# [TASK INSTRUCTIONS]
Your task is to repeat the lines below exactly, excluding any pictures they contain.

---+---

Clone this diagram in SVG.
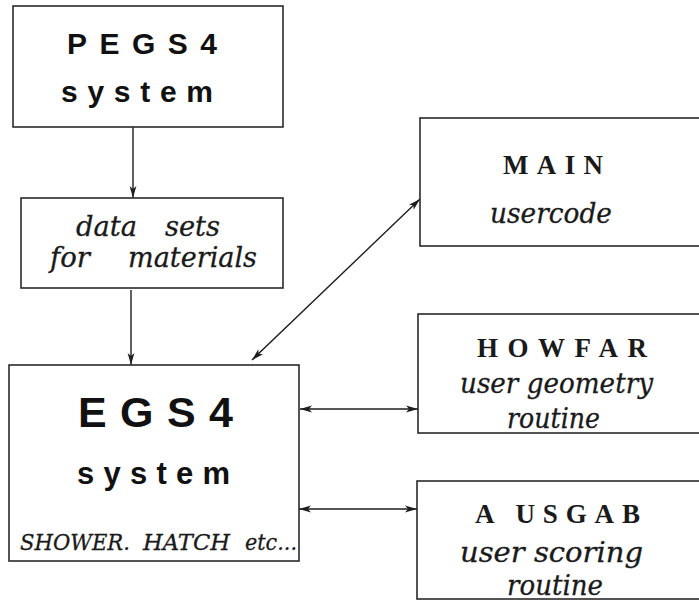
<svg xmlns="http://www.w3.org/2000/svg" width="699" height="602" viewBox="0 0 699 602">
  <style>
    .box { fill: #ffffff; stroke: #2a2a2a; stroke-width: 1.6; }
    .link { fill: none; stroke: #1e1e1e; stroke-width: 1.4; }
    .head { font-family: "Liberation Sans", Arial, sans-serif; font-weight: bold; fill: #111; }
    .name { font-family: "Liberation Serif", "Times New Roman", serif; font-weight: bold; fill: #1a1a1a; font-size: 27px; }
    .note { font-family: "DejaVu Serif", "Liberation Serif", serif; font-style: italic; fill: #1a1a1a; font-size: 27px; stroke: #1a1a1a; stroke-width: 0.3; }
    .small { font-size: 23px; }
  </style>
  <defs>
    <marker id="tip" viewBox="0 0 12 8" refX="12" refY="4" markerWidth="12" markerHeight="8" markerUnits="userSpaceOnUse" orient="auto-start-reverse">
      <path d="M0,0.6 L12,4 L0,7.4 L3,4 z" fill="#1e1e1e"/>
    </marker>
  </defs>
  <rect width="699" height="602" fill="#ffffff"/>

  <g id="connectors">
    <line class="link" x1="133" y1="127" x2="133" y2="198" marker-end="url(#tip)"/>
    <line class="link" x1="131" y1="290" x2="131" y2="365" marker-end="url(#tip)"/>
    <line class="link" x1="252" y1="360" x2="420" y2="199" marker-start="url(#tip)" marker-end="url(#tip)"/>
    <line class="link" x1="300" y1="409" x2="418" y2="409" marker-start="url(#tip)" marker-end="url(#tip)"/>
    <line class="link" x1="299" y1="509" x2="417" y2="509" marker-start="url(#tip)" marker-end="url(#tip)"/>
  </g>

  <g id="pegs4">
    <rect class="box" x="13" y="6" width="270" height="121"/>
    <text class="head" x="67" y="54" font-size="30" textLength="150" lengthAdjust="spacing">PEGS4</text>
    <text class="head" x="61" y="102" font-size="30" textLength="152" lengthAdjust="spacing">system</text>
  </g>

  <g id="datasets">
    <rect class="box" x="21" y="198" width="262" height="90"/>
    <text class="note" x="76" y="236" textLength="61" lengthAdjust="spacingAndGlyphs">data</text>
    <text class="note" x="165" y="236" textLength="55" lengthAdjust="spacingAndGlyphs">sets</text>
    <text class="note" x="50" y="267" textLength="40" lengthAdjust="spacingAndGlyphs">for</text>
    <text class="note" x="128" y="267" textLength="129" lengthAdjust="spacingAndGlyphs">materials</text>
  </g>

  <g id="egs4">
    <rect class="box" x="9" y="365" width="290" height="196"/>
    <text class="head" x="78" y="427" font-size="43" textLength="155" lengthAdjust="spacing">EGS4</text>
    <text class="head" x="77" y="484" font-size="31" textLength="153" lengthAdjust="spacing">system</text>
    <text class="note small" x="20" y="550" textLength="110" lengthAdjust="spacingAndGlyphs">SHOWER.</text>
    <text class="note small" x="143" y="550" textLength="87" lengthAdjust="spacingAndGlyphs">HATCH</text>
    <text class="note small" x="245" y="550" textLength="52" lengthAdjust="spacingAndGlyphs">etc...</text>
  </g>

  <g id="main">
    <rect class="box" x="420" y="118" width="290" height="128"/>
    <text class="name" x="503" y="174" textLength="100" lengthAdjust="spacing">MAIN</text>
    <text class="note" x="490" y="223" textLength="122" lengthAdjust="spacingAndGlyphs">usercode</text>
  </g>

  <g id="howfar">
    <rect class="box" x="418" y="314" width="292" height="119"/>
    <text class="name" x="477" y="357" textLength="170" lengthAdjust="spacing">HOWFAR</text>
    <text class="note" x="460" y="393" textLength="193" lengthAdjust="spacingAndGlyphs">user geometry</text>
    <text class="note" x="507" y="428" textLength="93" lengthAdjust="spacingAndGlyphs">routine</text>
  </g>

  <g id="ausgab">
    <rect class="box" x="417" y="481" width="293" height="118"/>
    <text class="name" x="475" y="523" textLength="165" lengthAdjust="spacing">A USGAB</text>
    <text class="note" x="460" y="562" textLength="183" lengthAdjust="spacingAndGlyphs">user scoring</text>
    <text class="note" x="507" y="595" textLength="96" lengthAdjust="spacingAndGlyphs">routine</text>
  </g>
</svg>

---+---

# [RESULT BELOW]
Clone this diagram in SVG.
<svg xmlns="http://www.w3.org/2000/svg" width="699" height="602" viewBox="0 0 699 602">
  <style>
    .box { fill: #ffffff; stroke: #2a2a2a; stroke-width: 1.6; }
    .link { fill: none; stroke: #1e1e1e; stroke-width: 1.4; }
    .head { font-family: "Liberation Sans", Arial, sans-serif; font-weight: bold; fill: #111; }
    .name { font-family: "Liberation Serif", "Times New Roman", serif; font-weight: bold; fill: #1a1a1a; font-size: 27px; }
    .note { font-family: "DejaVu Serif", "Liberation Serif", serif; font-style: italic; fill: #1a1a1a; font-size: 27px; stroke: #1a1a1a; stroke-width: 0.3; }
    .small { font-size: 23px; }
  </style>
  <defs>
    <marker id="tip" viewBox="0 0 12 8" refX="12" refY="4" markerWidth="12" markerHeight="8" markerUnits="userSpaceOnUse" orient="auto-start-reverse">
      <path d="M0,0.6 L12,4 L0,7.4 L3,4 z" fill="#1e1e1e"/>
    </marker>
  </defs>
  <rect width="699" height="602" fill="#ffffff"/>

  <g id="connectors">
    <line class="link" x1="133" y1="127" x2="133" y2="198" marker-end="url(#tip)"/>
    <line class="link" x1="131" y1="290" x2="131" y2="365" marker-end="url(#tip)"/>
    <line class="link" x1="252" y1="360" x2="420" y2="199" marker-start="url(#tip)" marker-end="url(#tip)"/>
    <line class="link" x1="300" y1="409" x2="418" y2="409" marker-start="url(#tip)" marker-end="url(#tip)"/>
    <line class="link" x1="299" y1="509" x2="417" y2="509" marker-start="url(#tip)" marker-end="url(#tip)"/>
  </g>

  <g id="pegs4">
    <rect class="box" x="13" y="6" width="270" height="121"/>
    <text class="head" x="67" y="54" font-size="30" textLength="150" lengthAdjust="spacing">PEGS4</text>
    <text class="head" x="61" y="102" font-size="30" textLength="152" lengthAdjust="spacing">system</text>
  </g>

  <g id="datasets">
    <rect class="box" x="21" y="198" width="262" height="90"/>
    <text class="note" x="76" y="236" textLength="61" lengthAdjust="spacingAndGlyphs">data</text>
    <text class="note" x="165" y="236" textLength="55" lengthAdjust="spacingAndGlyphs">sets</text>
    <text class="note" x="50" y="267" textLength="40" lengthAdjust="spacingAndGlyphs">for</text>
    <text class="note" x="128" y="267" textLength="129" lengthAdjust="spacingAndGlyphs">materials</text>
  </g>

  <g id="egs4">
    <rect class="box" x="9" y="365" width="290" height="196"/>
    <text class="head" x="78" y="427" font-size="43" textLength="155" lengthAdjust="spacing">EGS4</text>
    <text class="head" x="77" y="484" font-size="31" textLength="153" lengthAdjust="spacing">system</text>
    <text class="note small" x="20" y="550" textLength="110" lengthAdjust="spacingAndGlyphs">SHOWER.</text>
    <text class="note small" x="143" y="550" textLength="87" lengthAdjust="spacingAndGlyphs">HATCH</text>
    <text class="note small" x="245" y="550" textLength="52" lengthAdjust="spacingAndGlyphs">etc...</text>
  </g>

  <g id="main">
    <rect class="box" x="420" y="118" width="290" height="128"/>
    <text class="name" x="503" y="174" textLength="100" lengthAdjust="spacing">MAIN</text>
    <text class="note" x="490" y="223" textLength="122" lengthAdjust="spacingAndGlyphs">usercode</text>
  </g>

  <g id="howfar">
    <rect class="box" x="418" y="314" width="292" height="119"/>
    <text class="name" x="477" y="357" textLength="170" lengthAdjust="spacing">HOWFAR</text>
    <text class="note" x="460" y="393" textLength="193" lengthAdjust="spacingAndGlyphs">user geometry</text>
    <text class="note" x="507" y="428" textLength="93" lengthAdjust="spacingAndGlyphs">routine</text>
  </g>

  <g id="ausgab">
    <rect class="box" x="417" y="481" width="293" height="118"/>
    <text class="name" x="475" y="523" textLength="165" lengthAdjust="spacing">A USGAB</text>
    <text class="note" x="460" y="562" textLength="183" lengthAdjust="spacingAndGlyphs">user scoring</text>
    <text class="note" x="507" y="595" textLength="96" lengthAdjust="spacingAndGlyphs">routine</text>
  </g>
</svg>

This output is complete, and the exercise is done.